Out on display cooking
Removing the barrier between cooks and customers makes for a better experience.
Display cooking evokes the senses—sight, sound, smell and taste—which creates intrigue and invites the guest to investigate,” says Paul Houle, assistant director of culinary operations at the University of Colorado at Boulder, who offers six display cooking stations such as made-to-order burritos, Vietnamese pho and Persian kebabs. “It’s a way to interact with our customers, a conversation starter that symbolizes freshness.”
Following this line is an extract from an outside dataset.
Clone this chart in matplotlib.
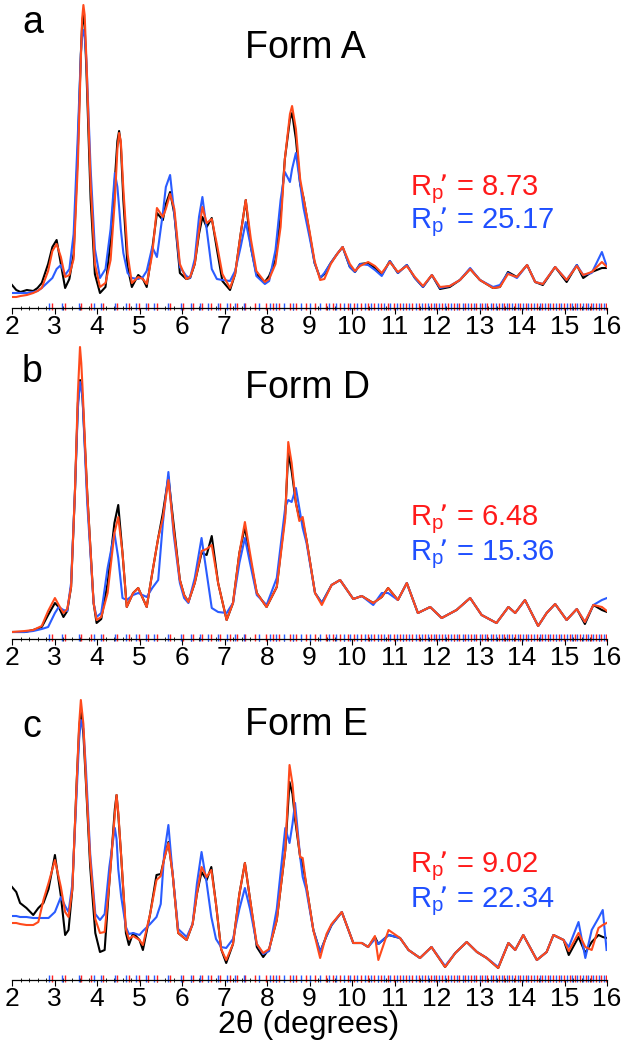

Houle isn’t the only one fostering transparency between the kitchen and the customer. Many foodservice operators have embraced display cooking in their facilities. Two others are SUNY Fredonia, which offers made-to-order pasta and stir-fry display stations; and Fairview Hospital, in Great Barrington, Mass., where pasta and quesadilla stations are on display. “This style of cooking creates a sense of control for our customers,” says Kelly Holmes, CDM, dietary manager at Fairview, who recommends polling customers to discover their desired stations.
Display stations are extremely successful sales generators, reports Houle, whose display stations are nearly 40% more popular than other stations. Dean Messina, assistant director of dining services at Fredonia, says his display stations outsell others two to one.
Remodeling for display
Ohio State University Wexner Medical Center, in Columbus, recently remodeled its BistrOH Café with display cooking in mind, due to its success as a test market for emerging food trends. The café now offers a wide variety of stations, from gyros to hummus, ancient grains and pho.
“This has enabled us to get all of our back-of-the-house staff out in the front of customers, instead of being hidden behind the swing doors,” says Katie Kelley, sous chef at BistrOH Café, who reports the center’s display taco bar accounts for up to 25% of daily sales.
Likewise, Stanford University transformed Florence Moore Dining Hall into an open kitchen design featuring multiple display-cooking stations to invite students into the entire cooking experience, explains Chandon Clenard, senior executive chef of performance dining.
“Students are able to have a dialogue with the culinary staff, providing a sense of community and comfort, and customize the menu to their individual needs, which gives us an opportunity to create a culinary experience reminiscent of home,” says Clenard.
Mise En Place
The secret to display-cooking success, chefs say, is mise en place. “Thinking through how the dish [will be prepared fastest] is paramount,” says Houle. A few tips:
- Create a schematic and flow sheet of how guests will order through the line and how the food should be plated, suggests Kelley.
- Cut all items into approximately the same size to ensure even cooking, says Messina.
- Pre-cook all proteins, pastas and steamed/blanched veggies. Keep in mind that “items that will lose color and vibrancy [should be] prepped just before meal service, while other things that have a more stable shelf life [can be] prepped a day ahead,” says Kelley.
- Ensure all sauces are either ready to use or a la minute, and keep pans hot and ready to go.
- Store ingredients in undercounter refrigerators, says Clenard. “It allows culinary staff to have a sufficient supply of mise en place nearby, while also ensuring ingredients are stored at safe temperatures during service.”
- Likewise, opt for simple dishes. “Too many specialty items create questions that will inevitably slow down our line,” says Kelley. Adds Clenard, who recommends serving popular dishes at multiple stations to prevent a crowd from forming in one place: “Our menus include dishes that have a balance of flavor and nutrition, while avoiding an excessive number of steps to build the dish.” It also helps to employ trained staff with engaging personalities who can quickly articulate the options and help guide guests to quicker decisions, says Kelley.
Design & Equipment
“People eat with their eyes first, so it’s important to make the station visually appealing,” Messina notes. “Design your station so the customer can see all the ingredients, rather than having to explain to each customer what’s available.”
Although Messina uses both gas ranges and induction burners, he reports induction maintains a constant temperature better than gas with minimal interference. Induction also produces a negligible amount of residual heat, and you don’t need to maintain a hood system. Holmes and Kelley also use induction cooktops, which boast portability advantages as well.
But gas has its advantages. At Stanford, an electronically controlled, gas-fired grill allows just-in-time cooking of dishes from around the globe, including Indian dosa, Mongolian barbecue, Spanish seafood a la plancha, and Chinese scallion pancakes, says Clenard. Many of the school’s display stations feature other specialty cooking equipment, such as a meat-carving station beside an eight-spit rotisserie oven that can cook up to 48 chickens at once. A stone hearth oven is used for pizzas, calzones, flatbreads, open-faced sandwiches, breakfast sandwiches and paninis. “With this equipment, my imagination and menu can go even further,” says Clenard.